Exercise goal | Transcribe the material below exactly as it appears.

-- start --

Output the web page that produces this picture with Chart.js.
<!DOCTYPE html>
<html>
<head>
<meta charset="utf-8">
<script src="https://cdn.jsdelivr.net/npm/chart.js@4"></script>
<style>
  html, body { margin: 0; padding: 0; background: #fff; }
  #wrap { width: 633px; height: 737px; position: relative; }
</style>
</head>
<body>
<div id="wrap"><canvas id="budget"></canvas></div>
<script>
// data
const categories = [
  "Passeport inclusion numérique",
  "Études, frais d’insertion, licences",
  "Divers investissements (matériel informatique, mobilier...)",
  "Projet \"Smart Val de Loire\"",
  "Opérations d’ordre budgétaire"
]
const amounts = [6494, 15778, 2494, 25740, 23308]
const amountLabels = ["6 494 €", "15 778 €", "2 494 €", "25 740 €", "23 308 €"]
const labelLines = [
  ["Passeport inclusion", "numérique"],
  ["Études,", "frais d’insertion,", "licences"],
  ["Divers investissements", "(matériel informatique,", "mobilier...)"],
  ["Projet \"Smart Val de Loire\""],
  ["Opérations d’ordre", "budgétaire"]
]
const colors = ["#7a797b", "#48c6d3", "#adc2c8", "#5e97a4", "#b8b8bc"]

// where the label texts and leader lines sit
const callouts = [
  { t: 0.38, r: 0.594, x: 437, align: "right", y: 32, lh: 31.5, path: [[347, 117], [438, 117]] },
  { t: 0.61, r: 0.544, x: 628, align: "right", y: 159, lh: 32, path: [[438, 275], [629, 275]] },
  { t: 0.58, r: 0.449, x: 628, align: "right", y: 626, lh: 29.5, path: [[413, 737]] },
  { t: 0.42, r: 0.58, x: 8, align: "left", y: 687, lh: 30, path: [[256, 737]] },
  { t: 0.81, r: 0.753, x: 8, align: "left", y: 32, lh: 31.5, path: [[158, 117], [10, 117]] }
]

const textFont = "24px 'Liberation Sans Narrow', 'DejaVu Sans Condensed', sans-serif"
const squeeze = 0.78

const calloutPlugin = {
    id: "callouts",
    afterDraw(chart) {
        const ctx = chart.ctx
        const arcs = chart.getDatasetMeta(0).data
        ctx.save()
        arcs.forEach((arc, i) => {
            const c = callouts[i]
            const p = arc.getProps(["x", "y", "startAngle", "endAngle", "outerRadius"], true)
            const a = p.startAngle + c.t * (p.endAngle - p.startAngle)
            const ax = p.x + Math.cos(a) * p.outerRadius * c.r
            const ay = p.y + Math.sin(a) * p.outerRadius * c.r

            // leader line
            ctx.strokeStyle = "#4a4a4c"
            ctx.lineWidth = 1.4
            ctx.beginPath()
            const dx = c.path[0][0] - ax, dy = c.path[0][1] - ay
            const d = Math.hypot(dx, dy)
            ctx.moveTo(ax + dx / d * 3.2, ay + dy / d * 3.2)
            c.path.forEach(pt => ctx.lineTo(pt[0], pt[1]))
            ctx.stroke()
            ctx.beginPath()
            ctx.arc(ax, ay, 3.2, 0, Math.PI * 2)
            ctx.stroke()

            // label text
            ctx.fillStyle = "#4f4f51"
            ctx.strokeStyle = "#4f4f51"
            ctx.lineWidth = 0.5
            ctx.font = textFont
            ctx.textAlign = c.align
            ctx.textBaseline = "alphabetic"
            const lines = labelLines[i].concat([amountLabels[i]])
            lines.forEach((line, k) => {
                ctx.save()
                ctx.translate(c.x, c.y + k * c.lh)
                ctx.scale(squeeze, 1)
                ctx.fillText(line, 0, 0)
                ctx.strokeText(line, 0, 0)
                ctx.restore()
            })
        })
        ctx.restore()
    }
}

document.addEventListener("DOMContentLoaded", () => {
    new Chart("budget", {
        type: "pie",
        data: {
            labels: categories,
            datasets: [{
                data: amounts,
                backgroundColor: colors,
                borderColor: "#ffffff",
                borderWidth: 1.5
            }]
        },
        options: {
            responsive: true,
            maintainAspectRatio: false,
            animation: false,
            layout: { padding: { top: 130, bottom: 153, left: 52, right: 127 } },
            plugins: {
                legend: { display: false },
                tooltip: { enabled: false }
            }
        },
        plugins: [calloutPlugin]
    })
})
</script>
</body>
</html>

-- end --

The reply |
Output the web page that produces this picture with Chart.js.
<!DOCTYPE html>
<html>
<head>
<meta charset="utf-8">
<script src="https://cdn.jsdelivr.net/npm/chart.js@4"></script>
<style>
  html, body { margin: 0; padding: 0; background: #fff; }
  #wrap { width: 633px; height: 737px; position: relative; }
</style>
</head>
<body>
<div id="wrap"><canvas id="budget"></canvas></div>
<script>
// data
const categories = [
  "Passeport inclusion numérique",
  "Études, frais d’insertion, licences",
  "Divers investissements (matériel informatique, mobilier...)",
  "Projet \"Smart Val de Loire\"",
  "Opérations d’ordre budgétaire"
]
const amounts = [6494, 15778, 2494, 25740, 23308]
const amountLabels = ["6 494 €", "15 778 €", "2 494 €", "25 740 €", "23 308 €"]
const labelLines = [
  ["Passeport inclusion", "numérique"],
  ["Études,", "frais d’insertion,", "licences"],
  ["Divers investissements", "(matériel informatique,", "mobilier...)"],
  ["Projet \"Smart Val de Loire\""],
  ["Opérations d’ordre", "budgétaire"]
]
const colors = ["#7a797b", "#48c6d3", "#adc2c8", "#5e97a4", "#b8b8bc"]

// where the label texts and leader lines sit
const callouts = [
  { t: 0.38, r: 0.594, x: 437, align: "right", y: 32, lh: 31.5, path: [[347, 117], [438, 117]] },
  { t: 0.61, r: 0.544, x: 628, align: "right", y: 159, lh: 32, path: [[438, 275], [629, 275]] },
  { t: 0.58, r: 0.449, x: 628, align: "right", y: 626, lh: 29.5, path: [[413, 737]] },
  { t: 0.42, r: 0.58, x: 8, align: "left", y: 687, lh: 30, path: [[256, 737]] },
  { t: 0.81, r: 0.753, x: 8, align: "left", y: 32, lh: 31.5, path: [[158, 117], [10, 117]] }
]

const textFont = "24px 'Liberation Sans Narrow', 'DejaVu Sans Condensed', sans-serif"
const squeeze = 0.78

const calloutPlugin = {
    id: "callouts",
    afterDraw(chart) {
        const ctx = chart.ctx
        const arcs = chart.getDatasetMeta(0).data
        ctx.save()
        arcs.forEach((arc, i) => {
            const c = callouts[i]
            const p = arc.getProps(["x", "y", "startAngle", "endAngle", "outerRadius"], true)
            const a = p.startAngle + c.t * (p.endAngle - p.startAngle)
            const ax = p.x + Math.cos(a) * p.outerRadius * c.r
            const ay = p.y + Math.sin(a) * p.outerRadius * c.r

            // leader line
            ctx.strokeStyle = "#4a4a4c"
            ctx.lineWidth = 1.4
            ctx.beginPath()
            const dx = c.path[0][0] - ax, dy = c.path[0][1] - ay
            const d = Math.hypot(dx, dy)
            ctx.moveTo(ax + dx / d * 3.2, ay + dy / d * 3.2)
            c.path.forEach(pt => ctx.lineTo(pt[0], pt[1]))
            ctx.stroke()
            ctx.beginPath()
            ctx.arc(ax, ay, 3.2, 0, Math.PI * 2)
            ctx.stroke()

            // label text
            ctx.fillStyle = "#4f4f51"
            ctx.strokeStyle = "#4f4f51"
            ctx.lineWidth = 0.5
            ctx.font = textFont
            ctx.textAlign = c.align
            ctx.textBaseline = "alphabetic"
            const lines = labelLines[i].concat([amountLabels[i]])
            lines.forEach((line, k) => {
                ctx.save()
                ctx.translate(c.x, c.y + k * c.lh)
                ctx.scale(squeeze, 1)
                ctx.fillText(line, 0, 0)
                ctx.strokeText(line, 0, 0)
                ctx.restore()
            })
        })
        ctx.restore()
    }
}

document.addEventListener("DOMContentLoaded", () => {
    new Chart("budget", {
        type: "pie",
        data: {
            labels: categories,
            datasets: [{
                data: amounts,
                backgroundColor: colors,
                borderColor: "#ffffff",
                borderWidth: 1.5
            }]
        },
        options: {
            responsive: true,
            maintainAspectRatio: false,
            animation: false,
            layout: { padding: { top: 130, bottom: 153, left: 52, right: 127 } },
            plugins: {
                legend: { display: false },
                tooltip: { enabled: false }
            }
        },
        plugins: [calloutPlugin]
    })
})
</script>
</body>
</html>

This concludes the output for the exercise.